Outsourcing has a negative impact

Outsourcing has a negative impact

According to research led by North Carolina State University, the increase in business practices such as outsourcing, hiring temporary workers and reliance on project-based teams is having a detrimental effect on employees and may pose long-term problems for employers.

The report that was published in industry magazine Social Problems stated that job satisfaction affects employee loyalty, workplace efficiency and quality of life. The study looked at data on working conditions, workplace relationships and behavior of professional employees over the last eighty years in a bid to see a pattern.

What they found was that increasing use of strategies designed to improve productivity and profits including layoffs, outsourcing jobs, replacing salaried employees with contract staff and assigning workers to short-term teams for individual projects had a negative impact on existing staff members.

For long-term employees, the impact among professional workers was often an experience of increased stress. The frequent changing of projects and co-workers also resulted in a greater sense of chaos at work, leading to increased fears about job security and a distrust of management.

Work affects every aspect of our lives

Lead author of the study, Dr.

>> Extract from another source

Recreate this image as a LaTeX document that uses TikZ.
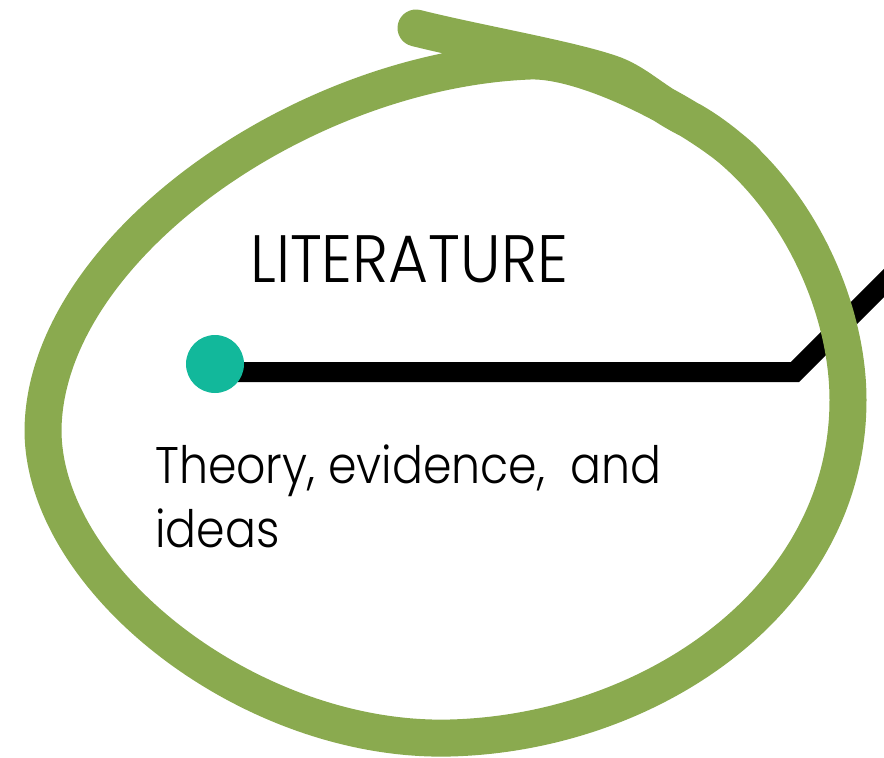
\documentclass[tikz,border=0pt]{standalone}
\usepackage{fontspec}
\setmainfont{Poppins Light}
\definecolor{loopgreen}{HTML}{8AAA4F}
\definecolor{dotteal}{HTML}{12B89B}
\tikzset{
  loopline/.style={draw=loopgreen, line width=37pt, line cap=round, line join=round},
  trackline/.style={draw=black, line width=20pt, line join=miter},
  txt/.style={inner sep=0pt, anchor=base west, text=black},
}
\begin{document}
\begin{tikzpicture}[x=1pt,y=-1pt]
\useasboundingbox (0,0) rectangle (884,758);
\clip (0,0) rectangle (884,758);
% track line
\coordinate (l0) at (230,372);
\coordinate (bend) at (795,372);
\coordinate (lend) at (905,262);
\draw[trackline] (l0) -- (bend) -- (lend);
\node[circle, fill=dotteal, minimum size=58pt, inner sep=0pt] (dot) at (215,364) {};
% green hand-drawn loop
\coordinate (A) at (416,28);
\coordinate (B) at (615,75);
\coordinate (C) at (692,121);
\coordinate (D) at (848,400);
\coordinate (E) at (450,738);
\coordinate (F) at (43,430);
\coordinate (J) at (530,61);
\coordinate (K) at (746,162);
\draw[loopline] (A) .. controls (480,44) and (575,60) .. (B)
  .. controls (640,85) and (655,103) .. (C)
  .. controls (790,178) and (848,300) .. (D)
  .. controls (848,600) and (650,733) .. (E)
  .. controls (250,743) and (43,580) .. (F)
  .. controls (45,250) and (300,70) .. (J)
  .. controls (590,59) and (705,121) .. (K);
% texts
\node[txt] (title) at (250,282) {\scalebox{0.915}[1]{\fontsize{67}{67}\selectfont LITERATURE}};
\node[txt] (desc1) at (155,483) {\scalebox{0.89}[1]{\fontsize{51.5}{51.5}\selectfont Theory, evidence,\ \ and}};
\node[txt] (desc2) at (155,547) {\scalebox{0.89}[1]{\fontsize{51.5}{51.5}\selectfont ideas}};
\end{tikzpicture}
\end{document}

Martha Crowley, an assistant professor of sociology said, "We spend a great deal of our time at work, so it is an important part of our lives. If our work experience is unpleasant, it affects every aspect of our lives and ultimately it affects our ability to do our jobs."

"We found that, while these measures have succeeded in increasing performance pressure, there have also been unintended consequences."

The research team also identified other significant short-term and long-term implications for employers:

  • Professionals are less likely to help co-workers because they are primarily concerned to protect their own jobs.
  • Conflict between workers is detrimental to efficiency and quality and contributes to high levels of stress.
  • Implementation of these business practices has resulted in less loyal employees, no longer so committed to company goals and more likely to seek new opportunities as the economy recovers.
  • Retention will require additional incentives.

Crowley states that the report shows that by "treating your employees well, (it is) a way to boost your profits and productivity simultaneously without generating the unintended consequences of tactics based on fear."